* **Task description**
Nothing but the lines from the top of the data to the line holding "var depthY = 15;" should be printed, word for word and both ends included; leave the pictures out.

* **Recorded data**

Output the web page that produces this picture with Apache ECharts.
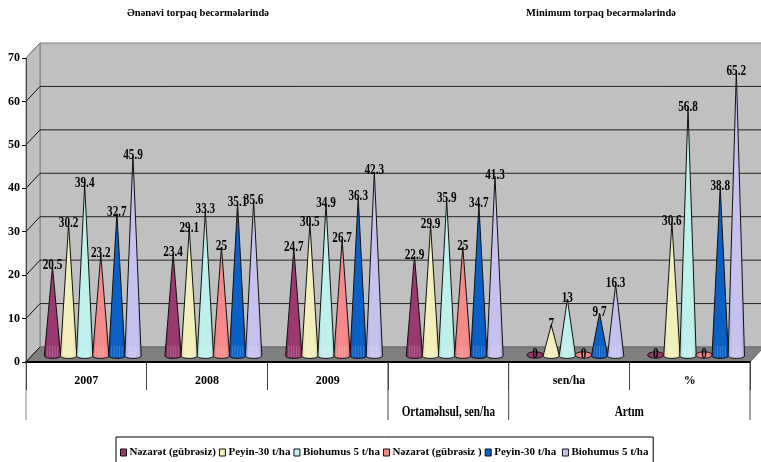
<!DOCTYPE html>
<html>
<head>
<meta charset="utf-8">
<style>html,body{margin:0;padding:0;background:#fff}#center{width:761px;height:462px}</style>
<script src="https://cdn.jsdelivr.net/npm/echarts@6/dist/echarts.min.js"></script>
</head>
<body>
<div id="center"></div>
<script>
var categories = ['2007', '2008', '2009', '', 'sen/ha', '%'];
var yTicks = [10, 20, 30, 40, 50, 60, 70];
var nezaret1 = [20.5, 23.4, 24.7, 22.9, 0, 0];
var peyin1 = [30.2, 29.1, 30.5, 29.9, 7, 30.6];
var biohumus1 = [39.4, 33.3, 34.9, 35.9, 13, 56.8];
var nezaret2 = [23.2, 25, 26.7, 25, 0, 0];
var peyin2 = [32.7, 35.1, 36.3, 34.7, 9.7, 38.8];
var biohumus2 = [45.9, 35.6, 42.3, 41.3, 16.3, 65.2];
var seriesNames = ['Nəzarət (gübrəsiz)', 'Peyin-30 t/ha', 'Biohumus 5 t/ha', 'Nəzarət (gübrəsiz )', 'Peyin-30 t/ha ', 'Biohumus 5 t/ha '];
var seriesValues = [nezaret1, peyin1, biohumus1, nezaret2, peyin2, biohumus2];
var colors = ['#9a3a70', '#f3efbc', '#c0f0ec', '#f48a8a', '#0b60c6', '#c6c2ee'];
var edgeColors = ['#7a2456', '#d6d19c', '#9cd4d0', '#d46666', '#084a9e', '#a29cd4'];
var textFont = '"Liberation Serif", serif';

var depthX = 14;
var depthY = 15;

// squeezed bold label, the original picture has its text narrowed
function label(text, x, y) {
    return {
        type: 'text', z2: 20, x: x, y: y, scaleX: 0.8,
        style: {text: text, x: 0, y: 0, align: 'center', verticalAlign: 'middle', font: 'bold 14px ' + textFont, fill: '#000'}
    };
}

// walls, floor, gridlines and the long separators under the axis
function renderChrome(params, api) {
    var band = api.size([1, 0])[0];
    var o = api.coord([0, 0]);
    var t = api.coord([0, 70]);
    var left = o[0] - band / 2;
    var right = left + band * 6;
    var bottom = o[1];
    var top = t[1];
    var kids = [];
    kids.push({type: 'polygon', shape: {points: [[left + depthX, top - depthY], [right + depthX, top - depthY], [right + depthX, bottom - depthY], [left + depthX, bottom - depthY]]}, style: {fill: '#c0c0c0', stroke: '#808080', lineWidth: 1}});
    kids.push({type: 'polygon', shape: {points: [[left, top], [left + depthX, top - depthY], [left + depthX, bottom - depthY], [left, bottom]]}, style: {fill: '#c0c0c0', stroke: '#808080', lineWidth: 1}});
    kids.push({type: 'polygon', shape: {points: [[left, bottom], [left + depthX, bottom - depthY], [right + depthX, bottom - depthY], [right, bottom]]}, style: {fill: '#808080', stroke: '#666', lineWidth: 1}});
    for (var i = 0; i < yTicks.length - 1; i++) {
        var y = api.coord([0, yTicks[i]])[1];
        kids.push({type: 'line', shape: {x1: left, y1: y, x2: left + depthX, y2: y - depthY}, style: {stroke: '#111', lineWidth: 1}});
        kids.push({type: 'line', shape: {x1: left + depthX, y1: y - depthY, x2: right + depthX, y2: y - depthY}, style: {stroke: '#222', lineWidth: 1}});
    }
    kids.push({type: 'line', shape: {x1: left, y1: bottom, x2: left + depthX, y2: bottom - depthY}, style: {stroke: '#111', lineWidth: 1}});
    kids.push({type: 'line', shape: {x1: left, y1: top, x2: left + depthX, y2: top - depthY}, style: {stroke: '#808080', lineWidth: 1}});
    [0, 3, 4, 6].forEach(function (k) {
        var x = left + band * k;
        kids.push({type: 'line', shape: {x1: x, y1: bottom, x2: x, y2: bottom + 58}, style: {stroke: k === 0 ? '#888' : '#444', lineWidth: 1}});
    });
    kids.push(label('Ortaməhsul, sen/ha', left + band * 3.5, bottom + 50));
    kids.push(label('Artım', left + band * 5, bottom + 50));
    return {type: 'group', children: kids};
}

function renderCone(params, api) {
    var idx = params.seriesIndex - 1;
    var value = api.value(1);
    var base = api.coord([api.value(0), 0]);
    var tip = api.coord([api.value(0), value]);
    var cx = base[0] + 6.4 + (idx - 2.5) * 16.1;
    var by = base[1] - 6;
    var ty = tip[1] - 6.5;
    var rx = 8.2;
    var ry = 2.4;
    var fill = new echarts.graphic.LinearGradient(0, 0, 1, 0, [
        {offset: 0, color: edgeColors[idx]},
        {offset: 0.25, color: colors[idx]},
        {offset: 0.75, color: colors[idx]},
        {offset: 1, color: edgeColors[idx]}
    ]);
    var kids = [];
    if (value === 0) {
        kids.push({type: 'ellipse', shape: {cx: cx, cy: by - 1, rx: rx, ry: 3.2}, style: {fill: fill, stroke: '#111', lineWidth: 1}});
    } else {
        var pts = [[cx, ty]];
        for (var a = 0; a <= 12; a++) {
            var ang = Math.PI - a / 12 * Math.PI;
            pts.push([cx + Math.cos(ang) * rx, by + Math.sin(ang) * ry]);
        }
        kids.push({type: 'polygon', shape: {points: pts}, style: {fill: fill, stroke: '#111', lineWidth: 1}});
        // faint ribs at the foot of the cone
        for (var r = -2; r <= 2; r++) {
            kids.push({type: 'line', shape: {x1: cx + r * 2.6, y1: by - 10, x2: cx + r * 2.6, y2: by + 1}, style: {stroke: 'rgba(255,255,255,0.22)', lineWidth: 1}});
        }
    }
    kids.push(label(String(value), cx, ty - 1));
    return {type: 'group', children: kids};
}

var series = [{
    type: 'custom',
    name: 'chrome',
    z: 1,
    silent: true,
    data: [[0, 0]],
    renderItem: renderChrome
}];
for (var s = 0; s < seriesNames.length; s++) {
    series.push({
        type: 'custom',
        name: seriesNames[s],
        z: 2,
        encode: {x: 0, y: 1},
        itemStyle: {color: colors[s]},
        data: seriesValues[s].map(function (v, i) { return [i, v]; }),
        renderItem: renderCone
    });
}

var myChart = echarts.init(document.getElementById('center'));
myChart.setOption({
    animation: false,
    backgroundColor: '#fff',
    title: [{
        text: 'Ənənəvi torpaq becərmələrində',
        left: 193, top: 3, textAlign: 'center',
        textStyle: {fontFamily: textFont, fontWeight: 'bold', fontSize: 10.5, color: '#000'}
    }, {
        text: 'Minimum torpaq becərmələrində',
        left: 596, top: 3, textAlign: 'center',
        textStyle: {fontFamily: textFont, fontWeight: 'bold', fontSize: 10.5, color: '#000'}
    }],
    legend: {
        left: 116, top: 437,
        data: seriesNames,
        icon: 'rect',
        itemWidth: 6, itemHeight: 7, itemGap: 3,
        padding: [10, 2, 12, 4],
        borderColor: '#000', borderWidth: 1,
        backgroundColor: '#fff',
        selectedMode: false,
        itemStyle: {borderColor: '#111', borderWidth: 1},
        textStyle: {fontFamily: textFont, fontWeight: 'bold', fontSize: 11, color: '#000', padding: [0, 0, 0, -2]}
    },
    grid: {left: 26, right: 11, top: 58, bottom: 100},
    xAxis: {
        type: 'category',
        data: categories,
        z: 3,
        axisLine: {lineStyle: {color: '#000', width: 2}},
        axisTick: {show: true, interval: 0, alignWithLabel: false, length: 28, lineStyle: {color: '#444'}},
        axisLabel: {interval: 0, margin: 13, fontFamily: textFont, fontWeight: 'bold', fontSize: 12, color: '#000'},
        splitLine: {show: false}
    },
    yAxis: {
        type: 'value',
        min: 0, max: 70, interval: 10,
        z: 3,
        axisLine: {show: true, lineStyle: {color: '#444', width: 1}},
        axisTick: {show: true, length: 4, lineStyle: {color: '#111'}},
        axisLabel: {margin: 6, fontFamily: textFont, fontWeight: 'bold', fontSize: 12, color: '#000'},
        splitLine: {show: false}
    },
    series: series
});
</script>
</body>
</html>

* **Task output**
Output the web page that produces this picture with Apache ECharts.
<!DOCTYPE html>
<html>
<head>
<meta charset="utf-8">
<style>html,body{margin:0;padding:0;background:#fff}#center{width:761px;height:462px}</style>
<script src="https://cdn.jsdelivr.net/npm/echarts@6/dist/echarts.min.js"></script>
</head>
<body>
<div id="center"></div>
<script>
var categories = ['2007', '2008', '2009', '', 'sen/ha', '%'];
var yTicks = [10, 20, 30, 40, 50, 60, 70];
var nezaret1 = [20.5, 23.4, 24.7, 22.9, 0, 0];
var peyin1 = [30.2, 29.1, 30.5, 29.9, 7, 30.6];
var biohumus1 = [39.4, 33.3, 34.9, 35.9, 13, 56.8];
var nezaret2 = [23.2, 25, 26.7, 25, 0, 0];
var peyin2 = [32.7, 35.1, 36.3, 34.7, 9.7, 38.8];
var biohumus2 = [45.9, 35.6, 42.3, 41.3, 16.3, 65.2];
var seriesNames = ['Nəzarət (gübrəsiz)', 'Peyin-30 t/ha', 'Biohumus 5 t/ha', 'Nəzarət (gübrəsiz )', 'Peyin-30 t/ha ', 'Biohumus 5 t/ha '];
var seriesValues = [nezaret1, peyin1, biohumus1, nezaret2, peyin2, biohumus2];
var colors = ['#9a3a70', '#f3efbc', '#c0f0ec', '#f48a8a', '#0b60c6', '#c6c2ee'];
var edgeColors = ['#7a2456', '#d6d19c', '#9cd4d0', '#d46666', '#084a9e', '#a29cd4'];
var textFont = '"Liberation Serif", serif';

var depthX = 14;
var depthY = 15;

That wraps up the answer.